Williamson was unbeaten on 111 at the break, having joined injured team mate Ross Taylor in second place on the all-time list for test centuries for New Zealand behind Martin Crowe, who scored 17.

Wicketkeeper BJ Watling, who had a lbw decision overturned on review, was on 20 as the pair chipped away at South Africa's first innings tally of 308 with an unbroken 54-run partnership.

New Zealand could effectively be six down, though, with Taylor undergoing scans on Friday on the injured right calf which forced him to retire hurt on Thursday.

New Zealand Cricket said the 33-year-old had a low grade tear and may bat again if required, although it was too early to determine the long-term prognosis.

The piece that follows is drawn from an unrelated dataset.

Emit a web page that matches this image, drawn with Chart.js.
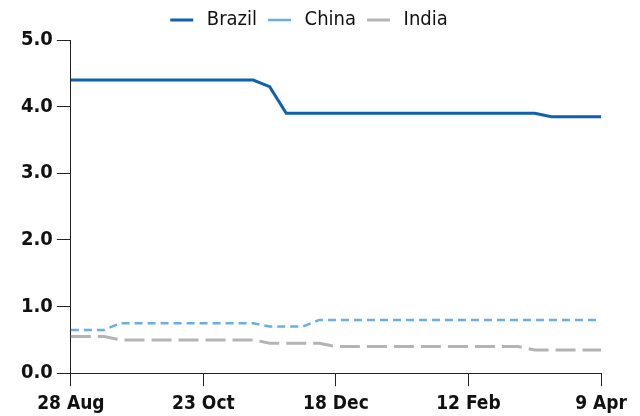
<!DOCTYPE html>
<html>
<head>
<meta charset="utf-8">
<script src="https://cdn.jsdelivr.net/npm/chart.js@4"></script>
<style>
  html, body { margin: 0; padding: 0; background: #fff; }
  #wrap { width: 640px; height: 416px; }
</style>
</head>
<body>
<div id="wrap"><canvas id="chart"></canvas></div>
<script>
// weekly dates, 28 Aug .. 9 Apr
const weeks = ['28 Aug', '4 Sep', '11 Sep', '18 Sep', '25 Sep', '2 Oct', '9 Oct', '16 Oct',
    '23 Oct', '30 Oct', '6 Nov', '13 Nov', '20 Nov', '27 Nov', '4 Dec', '11 Dec',
    '18 Dec', '25 Dec', '1 Jan', '8 Jan', '15 Jan', '22 Jan', '29 Jan', '5 Feb',
    '12 Feb', '19 Feb', '26 Feb', '5 Mar', '12 Mar', '19 Mar', '26 Mar', '2 Apr', '9 Apr'];

const brazil = [4.4, 4.4, 4.4, 4.4, 4.4, 4.4, 4.4, 4.4, 4.4, 4.4, 4.4, 4.4, 4.3, 3.9, 3.9, 3.9,
    3.9, 3.9, 3.9, 3.9, 3.9, 3.9, 3.9, 3.9, 3.9, 3.9, 3.9, 3.9, 3.9, 3.85, 3.85, 3.85, 3.85];
const china = [0.65, 0.65, 0.65, 0.75, 0.75, 0.75, 0.75, 0.75, 0.75, 0.75, 0.75, 0.75, 0.7, 0.7, 0.7, 0.8,
    0.8, 0.8, 0.8, 0.8, 0.8, 0.8, 0.8, 0.8, 0.8, 0.8, 0.8, 0.8, 0.8, 0.8, 0.8, 0.8, 0.8];
const india = [0.55, 0.55, 0.55, 0.5, 0.5, 0.5, 0.5, 0.5, 0.5, 0.5, 0.5, 0.5, 0.45, 0.45, 0.45, 0.45,
    0.4, 0.4, 0.4, 0.4, 0.4, 0.4, 0.4, 0.4, 0.4, 0.4, 0.4, 0.4, 0.35, 0.35, 0.35, 0.35, 0.35];

const axisColor = '#222';
const fontFamily = '"DejaVu Sans Condensed", "DejaVu Sans", sans-serif';

new Chart(document.getElementById('chart'), {
    type: 'line',
    data: {
        labels: weeks,
        datasets: [
            { label: 'Brazil', data: brazil, borderColor: '#0f60ae', borderWidth: 3 },
            { label: 'China', data: china, borderColor: '#6aaee2', borderWidth: 2.5, borderDash: [8, 5] },
            { label: 'India', data: india, borderColor: '#b4b4b4', borderWidth: 3, borderDash: [20, 7] }
        ]
    },
    options: {
        responsive: true,
        maintainAspectRatio: false,
        animation: false,
        layout: { padding: { left: 17, right: 39, top: -1, bottom: -5 } },
        elements: {
            point: { radius: 0 },
            line: { tension: 0 }
        },
        scales: {
            x: {
                offset: false,
                afterBuildTicks: scale => {
                    scale.ticks = scale.ticks.filter(t => t.value % 8 === 0);
                },
                ticks: {
                    autoSkip: false,
                    maxRotation: 0,
                    color: '#111',
                    padding: 6,
                    font: { family: fontFamily, size: 19, weight: 'bold' }
                },
                grid: { drawOnChartArea: false, tickLength: 13, color: axisColor },
                border: { color: axisColor, width: 1 }
            },
            y: {
                min: 0,
                max: 5,
                ticks: {
                    stepSize: 1,
                    color: '#111',
                    padding: 4,
                    callback: v => v.toFixed(1),
                    font: { family: fontFamily, size: 20, weight: 'bold' }
                },
                grid: { drawOnChartArea: false, tickLength: 14, color: axisColor },
                border: { color: axisColor, width: 1 }
            }
        },
        plugins: {
            legend: {
                position: 'top',
                labels: {
                    usePointStyle: true,
                    pointStyle: 'line',
                    pointStyleWidth: 23,
                    color: '#111',
                    padding: 11,
                    font: { family: fontFamily, size: 20 },
                    // a thin space widens the gap between the line and the name
                    generateLabels: chart => Chart.defaults.plugins.legend.labels.generateLabels(chart)
                        .map(item => ({ ...item, text: '\u2009' + item.text }))
                }
            },
            tooltip: { enabled: false }
        }
    }
});
</script>
</body>
</html>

The hosts were also unlucky to have allrounder Jimmy Neesham dismissed in controversial circumstances when he nicked a Morne Morkel delivery through to wicketkeeper Quinton de Kock while on seven.

Television replays showed that none of Morkel's foot was grounded behind the line, indicating a no ball.

Third umpire Rod Tucker, however, ruled that as Morkel's heel, which was in the air, was behind the line when the front of his foot touched the ground, the delivery was fair.

Williamson had resumed on 78 and took almost an hour to add to his overnight score as South Africa's pace bowlers toiled away on a pitch that offered them little assistance but had begun to provide inconsistent bounce and turn for the spinners.

The 26-year-old, however, buckled down and brought up his century on the 195th delivery he faced when he swept a full toss from off-spinner JP Duminy to fine leg for a single.

Paceman Vernon Philander managed to get rid of nightwatchman Jeetan Patel for 16 before Neesham's controversial dismissal.